Why? Trusts tend to deal with specific assets rather than the sum of your personal holdings. Even if you do try to put most everything into your trust, chances are you'll overlook something or acquire assets shortly before you die that won’t make it into the trust.
Wills also are important in determining guardianship for your minor children.
If you're relying on a trust for most of your personal property, estate experts recommend you have at least a bare-bones will to state who should inherit any property not in your trust.
Another option is a so-called pour-over will. This document states that if an asset not in your trust is discovered after you die, it will go into your trust. That asset still will have to go through probate, but at least it should ultimately end up as part of your trust estate plan, to be distributed as the arrangement details.
And look elsewhere for tax relief
If you're looking to a living trust to help reduce your estate's tax burden, you need to look elsewhere.

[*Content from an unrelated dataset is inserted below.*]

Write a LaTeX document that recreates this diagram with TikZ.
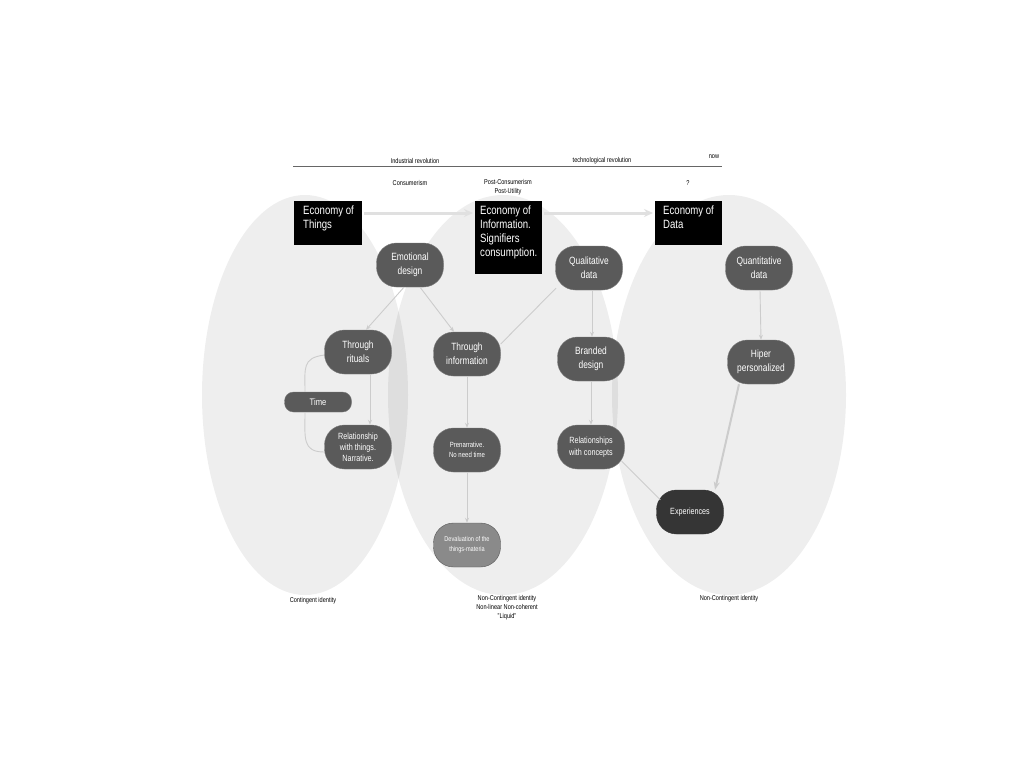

"Because it's revocable and you still have full control, the trust's assets are still in your estate for estate tax purposes," Hailey-Petty says.
If keeping part of your estate out of Uncle Sam's tax clutches is a major motivation, she suggests you talk with a tax attorney about establishing an irrevocable or bypass trust that could accomplish some tax savings.
For most people, though, the federal estate tax is not a concern. Few Americans leave estates large enough to trigger the levy. For the 2017 tax year, if you die and leave assets of more than $5.49 million, the amount over that exclusion figure could be subject to a federal tax rate of 40%.
Estates valued at less than that aren't subject to the federal estate tax but could face taxation in a handful of states that have lower thresholds for estate and inheritance taxes.
"Once we go over their assets, with the [tax] exemption as high as it is right now, it's not a problem,” Hailey-Petty says of her consultations with some of her clients. "If that's your only purpose, then [you] don't need a living trust."